The seven-by-seven inner stages within each planetary condition of Steiner's cosmos: rounds are states of life, globes are states of form.
Rounds and globes are the fine-grained tiers Rudolf Steiner placed inside each great planetary condition of cosmic evolution. A planetary condition is a state of consciousness. Within it, an entity passes through seven rounds, which are states of life, and each round unfolds through seven globes, which are states of form. Earth is the fourth round of its planetary condition, and humanity now stands on the fourth, physical globe.
Rounds and Globes in Anthroposophy is the inner sub-structure of Steiner's planetary evolution, carried over from his Theosophical period. Each planetary condition, which is a state of consciousness, passes through seven rounds, which are states of life, and each round passes through seven globes, which are states of form. The seven form-states run arupa, rupa, astral, physical, plastic, intellectual, and archetypal. Steiner laid this out in the Berlin lecture course of 1904 to 1905, published as Foundations of Esotericism (GA 89), where Earth stands as the fourth round of the fourth planetary condition and humanity occupies the fourth, physical globe. The full scheme is a seven by seven by seven lattice, 343 stages, which Steiner inherited from Theosophical writers such as Sinnett and Blavatsky and later refolded into the simpler sequence of Old Saturn, Old Sun, Old Moon, and Earth that defines his mature cosmology.
In Steiner's Own Words
In form, humans are now physical (fourth globe or fourth form state); in terms of life they are mineral (fourth round); in terms of conscious awareness, awake (fourth planetary system).
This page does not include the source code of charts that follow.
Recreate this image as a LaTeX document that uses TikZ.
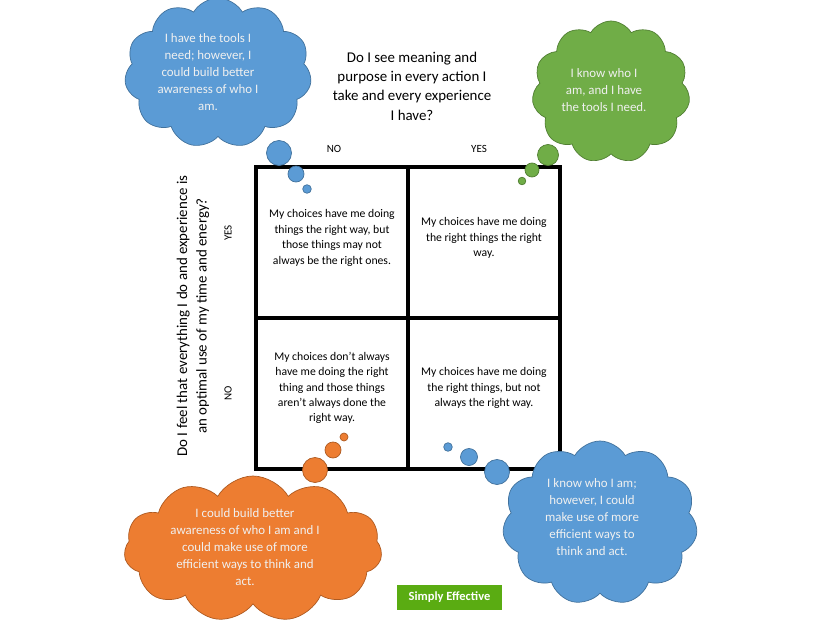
\documentclass[tikz,border=0pt]{standalone}
\usepackage{fontspec}
\setmainfont{Carlito}
\usepackage{tikz}
\usetikzlibrary{shapes.symbols, positioning}

\definecolor{officeblue}{RGB}{91,155,213}
\definecolor{officeblueline}{RGB}{65,113,156}
\definecolor{officegreen}{RGB}{112,173,71}
\definecolor{officegreenline}{RGB}{80,126,50}
\definecolor{officeorange}{RGB}{237,125,49}
\definecolor{officeorangeline}{RGB}{174,90,33}
\definecolor{badgegreen}{RGB}{90,172,18}

\begin{document}
\begin{tikzpicture}[x=1pt, y=-1pt,
    thought/.style={cloud, cloud puffs=11, cloud puff arc=120, cloud ignores aspect, line width=0.7pt, inner sep=0pt},
    bluethought/.style={thought, fill=officeblue, draw=officeblueline},
    greenthought/.style={thought, fill=officegreen, draw=officegreenline},
    orangethought/.style={thought, fill=officeorange, draw=officeorangeline},
    bubbletext/.style={text=white!94!black, align=center, font=\fontsize{12.9}{17}\selectfont},
    celltext/.style={align=center, font=\fontsize{11.7}{15.4}\selectfont},
    question/.style={align=center, font=\fontsize{14.9}{19.3}\selectfont},
    answer/.style={font=\fontsize{11}{13}\selectfont}]
    \useasboundingbox (0,0) rectangle (820,624);
    % Grid
    \fill[white] (256,167) rectangle (560,469);
    \draw[line width=4.5pt] (256,167) rectangle (560,469);
    \draw[line width=4.5pt] (408,167) -- (408,469);
    \draw[line width=4.5pt] (256,318) -- (560,318);
    % Cell texts
    \node[celltext] (cellTL) at (332,238) {My choices have me doing\\things the right way, but\\those things may not\\always be the right ones.};
    \node[celltext] (cellTR) at (484,238) {My choices have me doing\\the right things the right\\way.};
    \node[celltext] (cellBL) at (332,388) {My choices don’t always\\have me doing the right\\thing and those things\\aren’t always done the\\right way.};
    \node[celltext] (cellBR) at (484,388) {My choices have me doing\\the right things, but not\\always the right way.};
    % Questions
    \node[question] (qTop) at (412,86) {Do I see meaning and\\purpose in every action I\\take and every experience\\I have?};
    \node[question, rotate=90] (qLeft) at (193,316) {Do I feel that everything I do and experience is\\an optimal use of my time and energy?};
    \node[answer] (topNo) at (334,149) {NO};
    \node[answer] (topYes) at (479,149) {YES};
    \node[answer, rotate=90] (leftYes) at (228,233) {YES};
    \node[answer, rotate=90] (leftNo) at (228,393) {NO};
    % Top left thought
    \node[bluethought, minimum width=187, minimum height=150] (cloudTL) at (218,73) {};
    \node[bubbletext] (textTL) at (208,72) {I have the tools I\\need; however, I\\could build better\\awareness of who I\\am.};
    \draw[fill=officeblue, draw=officeblueline, line width=0.7pt] (279,153) circle[radius=12.5];
    \draw[fill=officeblue, draw=officeblueline, line width=0.7pt] (296,174) circle[radius=8];
    \draw[fill=officeblue, draw=officeblueline, line width=0.7pt] (307,189) circle[radius=4.3];
    % Top right thought
    \node[greenthought, minimum width=158, minimum height=142] (cloudTR) at (611,92) {};
    \node[bubbletext] (textTR) at (604,90) {I know who I\\am, and I have\\the tools I need.};
    \draw[fill=officegreen, draw=officegreenline, line width=0.7pt] (548,155) circle[radius=10.5];
    \draw[fill=officegreen, draw=officegreenline, line width=0.7pt] (532,170) circle[radius=7];
    \draw[fill=officegreen, draw=officegreenline, line width=0.7pt] (522,181) circle[radius=3.8];
    % Bottom left thought
    \node[orangethought, minimum width=258, minimum height=146] (cloudBL) at (253,549) {};
    \node[bubbletext] (textBL) at (245,547) {I could build better\\awareness of who I am and I\\could make use of more\\efficient ways to think and\\act.};
    \draw[fill=officeorange, draw=officeorangeline, line width=0.7pt] (315,470) circle[radius=12.5];
    \draw[fill=officeorange, draw=officeorangeline, line width=0.7pt] (333,450) circle[radius=8];
    \draw[fill=officeorange, draw=officeorangeline, line width=0.7pt] (344,437) circle[radius=4];
    % Bottom right thought
    \node[bluethought, minimum width=195, minimum height=164] (cloudBR) at (600,523) {};
    \node[bubbletext] (textBR) at (592,517) {I know who I am;\\however, I could\\make use of more\\efficient ways to\\think and act.};
    \draw[fill=officeblue, draw=officeblueline, line width=0.7pt] (497,472) circle[radius=12.5];
    \draw[fill=officeblue, draw=officeblueline, line width=0.7pt] (469,457) circle[radius=8.5];
    \draw[fill=officeblue, draw=officeblueline, line width=0.7pt] (448,447) circle[radius=4.3];
    % Badge
    \node[fill=badgegreen, text=white, font=\fontsize{12.5}{14}\selectfont\bfseries, minimum width=105, minimum height=25, inner sep=0pt] (badge) at (449.5,597.5) {Simply Effective};
\end{tikzpicture}
\end{document}
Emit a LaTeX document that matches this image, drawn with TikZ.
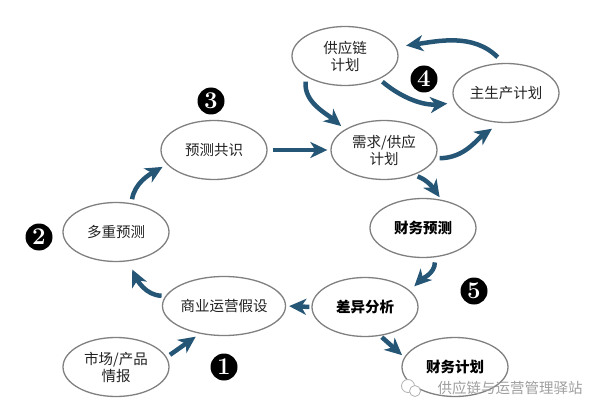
\documentclass[tikz,border=0pt]{standalone}
\usepackage{fontspec}
\newfontfamily\cjk{Noto Sans CJK SC}
\usetikzlibrary{shapes.geometric,arrows.meta}
\definecolor{arrowblue}{RGB}{38,86,118}
\definecolor{ringgray}{RGB}{128,128,128}
\definecolor{txtgray}{RGB}{34,34,34}
\tikzset{
  oval/.style={ellipse, draw=ringgray, line width=1.3pt, fill=white,
    minimum width=106pt, minimum height=59pt, inner sep=0pt,
    font=\cjk\fontsize{14.5}{17}\selectfont, text=txtgray, align=center},
  boldoval/.style={oval, font=\cjk\bfseries\fontsize{14.5}{17}\selectfont, text=black},
  numdot/.style={circle, fill=black, minimum size=27pt, inner sep=0pt,
    text=white, font=\bfseries\fontsize{24}{24}\selectfont},
  flow/.style={draw=arrowblue, line width=4.5pt,
    -{Stealth[length=17pt,width=16pt,inset=5pt]}},
}
\begin{document}
\begin{tikzpicture}[x=1pt,y=1pt]
\useasboundingbox (0,0) rectangle (600,416);
% nodes
\node[oval] (sc) at (345,360) {供应链\\计划};
\node[oval] (mp) at (506,323) {主生产计划};
\node[oval] (ds) at (384,266) {需求/供应\\计划};
\node[oval] (fore) at (214,266) {预测共识};
\node[oval] (multi) at (116,184) {多重预测};
\node[oval] (biz) at (224,110) {商业运营假设};
\node[oval] (mkt) at (116,49) {市场/产品\\情报};
\node[boldoval] (ff) at (423,188) {财务预测};
\node[boldoval] (dv) at (365,109) {差异分析};
\node[boldoval] (fp) at (455,49) {财务计划};
% numbers
\node[numdot] (n1) at (224,49) {1};
\node[numdot] (n2) at (39,179) {2};
\node[numdot] (n3) at (211,315) {3};
\node[numdot] (n4) at (424,337) {4};
\node[numdot] (n5) at (474,125) {5};
% arrows
\draw[flow, shorten <=4pt, shorten >=5pt] (mkt.11) -- (biz.229);
\draw[flow, shorten <=4pt, shorten >=9pt] (biz.170) to[out=180,in=-65] (multi.-67);
\draw[flow, shorten <=4pt, shorten >=5pt] (multi.62) to[out=80,in=210] (fore.197);
\draw[flow, shorten <=5pt, shorten >=3pt] (fore.east) -- (ds.west);
\draw[flow, shorten <=5pt, shorten >=5pt] (sc.208) to[out=-95,in=140] (ds.152);
\draw[flow, shorten <=4pt, shorten >=8pt] (sc.-34) to[out=-40,in=185] (mp.191);
\draw[flow, shorten <=8pt, shorten >=10pt] (mp.95) to[out=135,in=8] (sc.10);
\draw[flow, shorten <=4pt, shorten >=10pt] (ds.-9) to[out=0,in=215] (mp.259);
\draw[flow, shorten <=4pt, shorten >=3pt] (ds.-40) to[out=-20,in=125] (ff.57);
\draw[flow, shorten <=5pt, shorten >=6pt] (ff.-68) to[out=-90,in=45] (dv.20);
\draw[flow, shorten <=2pt, shorten >=3pt] (dv.west) -- (biz.east);
\draw[flow, shorten <=2pt, shorten >=3pt] (dv.-62) -- (fp.169);
% watermark
\coordinate (wm) at (411,28);
\draw[gray!60, line width=0.8pt, fill=white] ([shift={(-3,2)}]wm) circle (6.5);
\draw[gray!60, line width=0.8pt, fill=white] ([shift={(4,-3)}]wm) circle (5.5);
\node[font=\cjk\fontsize{14.5}{14.5}\selectfont, text=gray!75, anchor=west] (wmtext) at (434,28) {供应链与运营管理驿站};
\end{tikzpicture}
\end{document}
A 'round' means the passage of an entity through one of the realms of life. Each planetary system has seven rounds. On Earth, human beings are in their fourth round. In this round, mineral evolution will be taken to its perfection, in the fifth round plant evolution, in the sixth animal evolution, the animal level of awareness, and in the seventh round human conscious awareness.
What it Means Today
This vocabulary is the clearest place to watch Steiner build on, then move beyond, the Theosophy he taught between 1902 and 1909. The seven-rounds, seven-globes scheme was not his invention. It reached English readers through A. P. Sinnett's Esoteric Buddhism (1883) and was systematized in H. P. Blavatsky's The Secret Doctrine (1888), where planetary chains of seven globes carry life through seven rounds apiece. Steiner adopts the framework in GA 89 almost intact, down to the Sanskrit form-names arupa and rupa, then quietly recasts it. The scholar Robert A. McDermott, longtime chair of the Philosophy, Cosmology, and Consciousness program at the California Institute of Integral Studies in San Francisco, traces this exact shift in The Essential Steiner (1984): the dense Theosophical lattice of conditions, rounds, and globes contracts, in Steiner's later work, into the four named planetary embodiments most readers meet first, Old Saturn, Old Sun, Old Moon, and Earth.
Thalira synthesis: rounds and globes are the scaffolding Steiner climbed and then folded away, so the planetary-condition names you encounter in Occult Science are the visible fourth-globe surface of a hidden seven-by-seven interior he had already mapped. Knowing the lattice changes how you read those familiar names. When Steiner says Earth, he means one round of one condition seen at its physical globe, a single lit window in a building of 343 rooms. Holding that in mind keeps the planetary stages from flattening into a tidy four-step timeline, and restores the breathing, recursive rhythm Steiner actually described in 1904.